Traditional IR vs Digital IR: Which Strategy Wins?

Explore how digital investor relations is reshaping shareholder engagement and whether traditional methods still deliver for public companies in 2026.

Traditional IR vs Digital IR
Key Differences
Traditional IR relies on in-person meetings and phone calls; digital IR uses virtual events, social media, and online platforms
Traditional approaches reach 50-200 investors per event; digital methods can reach thousands simultaneously
Traditional IR costs $25,000-$75,000 per roadshow; virtual roadshows cost $2,000-$10,000
Digital IR provides real-time engagement analytics; traditional methods rely on anecdotal feedback
Traditional IR builds deeper personal relationships; digital IR achieves broader but shallower engagement

Investor relations has undergone a fundamental transformation over the past decade. The traditional IR model, built on in-person meetings, printed annual reports, and phone-based analyst relationships, is being challenged by digital-first approaches that leverage social media, virtual events, AI-powered analytics, and real-time shareholder engagement platforms.

Traditional IR remains the foundation of most corporate IR programs. It emphasizes face-to-face meetings with institutional investors, carefully orchestrated investor days at physical venues, and relationship-driven communication with sell-side analysts. These methods have proven effective over decades and continue to carry significant weight in how institutional investors evaluate management teams and make allocation decisions.

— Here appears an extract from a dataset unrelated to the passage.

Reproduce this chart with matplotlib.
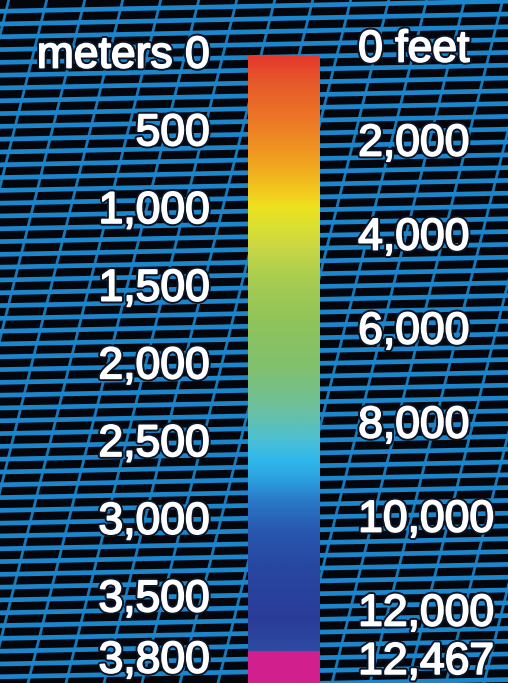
import numpy as np
import matplotlib
matplotlib.use("Agg")
import matplotlib.pyplot as plt
from matplotlib.colors import LinearSegmentedColormap
import matplotlib.patheffects as pe
import matplotlib.transforms as mtransforms

# ---- data ----
depth_stops_m = [0, 155, 412, 669, 862, 959, 1087, 1248, 1441, 1699, 2021,
                 2278, 2471, 2600, 2728, 2857, 3050, 3307, 3629, 3830, 3836, 4035]
stop_colors = ["#e4382c", "#e6582a", "#ec7826", "#f0a020", "#f2c81e", "#eee01e",
               "#dce030", "#c6d646", "#a8cc52", "#90c45a", "#80c070", "#6cc0a0",
               "#4cc0d4", "#30b8ea", "#2ca0e0", "#2a7ac8", "#2858b0", "#2846a0",
               "#2a3c98", "#2c4ca2", "#d2208e", "#d2208e"]
meter_ticks = [0, 500, 1000, 1500, 2000, 2500, 3000, 3500]
meter_labels = ["meters 0", "500", "1,000", "1,500", "2,000", "2,500", "3,000", "3,500"]
feet_ticks = [0, 2000, 4000, 6000, 8000, 10000, 12000]
feet_labels = ["0 feet", "2,000", "4,000", "6,000", "8,000", "10,000", "12,000"]
max_depth_m = 3800
max_depth_ft = 12467
m_range = (-13, 4035)      # axis limits (top, bottom) in meters
ft_range = (85, 13468)     # axis limits (top, bottom) in feet

W, H, DPI = 508, 683, 100
fig = plt.figure(figsize=(W / DPI, H / DPI), dpi=DPI)
fig.patch.set_facecolor("#04060c")

# ---- background mesh (decoration) ----
bg = fig.add_axes([0, 0, 1, 1])
bg.set_xlim(0, W)
bg.set_ylim(H, 0)
bg.axis("off")
bg.set_facecolor("#04060c")
blue = "#1b86cc"
for y0 in np.arange(-40, H + 60, 12.8):
    bg.plot([0, W], [y0, y0 - 10], color=blue, lw=3.4, solid_capstyle="butt")
for x0 in np.arange(-200, W + 60, 38):
    bg.plot([x0, x0 + 0.25 * H], [H, 0], color=blue, lw=2.0, alpha=0.9)

# ---- colour bar ----
cmap = LinearSegmentedColormap.from_list(
    "depth",
    [((d - depth_stops_m[0]) / (depth_stops_m[-1] - depth_stops_m[0]), c)
     for d, c in zip(depth_stops_m, stop_colors)], N=1024)

x0, x1 = 248 / W, 320 / W
top_px = 54
ax = fig.add_axes([x0, 0, x1 - x0, (H - top_px) / H])
grad = np.linspace(depth_stops_m[0], depth_stops_m[-1], 800).reshape(-1, 1)
ax.imshow(grad, aspect="auto", cmap=cmap,
          extent=[0, 1, depth_stops_m[-1], depth_stops_m[0]],
          vmin=depth_stops_m[0], vmax=depth_stops_m[-1], interpolation="bilinear")
ax.set_xlim(0, 1)
ax.set_ylim(m_range[1], m_range[0])
ax.axis("off")

ax2 = ax.twinx()
ax2.set_ylim(ft_range[1], ft_range[0])
ax2.axis("off")

font = dict(family=["Liberation Sans", "DejaVu Sans"], fontsize=32,
            fontweight="normal", color="white")
halo = [pe.withStroke(linewidth=4, foreground="#0a1426"),
        pe.withStroke(linewidth=1.3, foreground="white")]

tr_l = mtransforms.blended_transform_factory(ax.transAxes, ax.transData)
for v, lab in zip(meter_ticks, meter_labels):
    ax.text(-0.53, v, lab, transform=tr_l, ha="right", va="center",
            path_effects=halo, clip_on=False, **font)
ax.annotate(f"{max_depth_m:,}", xy=(-0.53, max_depth_m), xycoords=tr_l,
            xytext=(0, -10.5), textcoords="offset points", ha="right", va="center",
            path_effects=halo, annotation_clip=False, **font)

tr_r = mtransforms.blended_transform_factory(ax2.transAxes, ax2.transData)
for v, lab in zip(feet_ticks, feet_labels):
    ax2.text(1.53, v, lab, transform=tr_r, ha="left", va="center",
             path_effects=halo, clip_on=False, **font)
ax2.annotate(f"{max_depth_ft:,}", xy=(1.53, max_depth_ft), xycoords=tr_r,
             xytext=(0, -19), textcoords="offset points", ha="left", va="center",
             path_effects=halo, annotation_clip=False, **font)

fig.savefig("out.png", dpi=DPI, facecolor=fig.get_facecolor())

Digital IR, by contrast, uses technology to expand reach, increase transparency, and engage broader investor audiences at lower cost. Virtual investor days can attract 500 attendees instead of 50. Social media channels enable real-time updates that reach retail investors directly. AI-powered targeting identifies potential investors with precision that manual analysis cannot match. And digital analytics provide granular insight into which investors are engaging with your content and how.

The shift accelerated during 2020-2021 when in-person events became impossible, but the underlying trend was already underway. Institutional investors increasingly consume research digitally, make decisions based on data analytics, and expect companies to communicate through modern channels. Retail investors, who now represent a meaningful portion of many shareholder bases, engage almost exclusively through digital platforms.

However, the most effective IR programs are not choosing between traditional and digital approaches. They are integrating both into a cohesive strategy where digital tools amplify the reach and impact of traditional relationship-building. Understanding the strengths and limitations of each approach is essential for building an IR program that meets the expectations of today's diverse investor base.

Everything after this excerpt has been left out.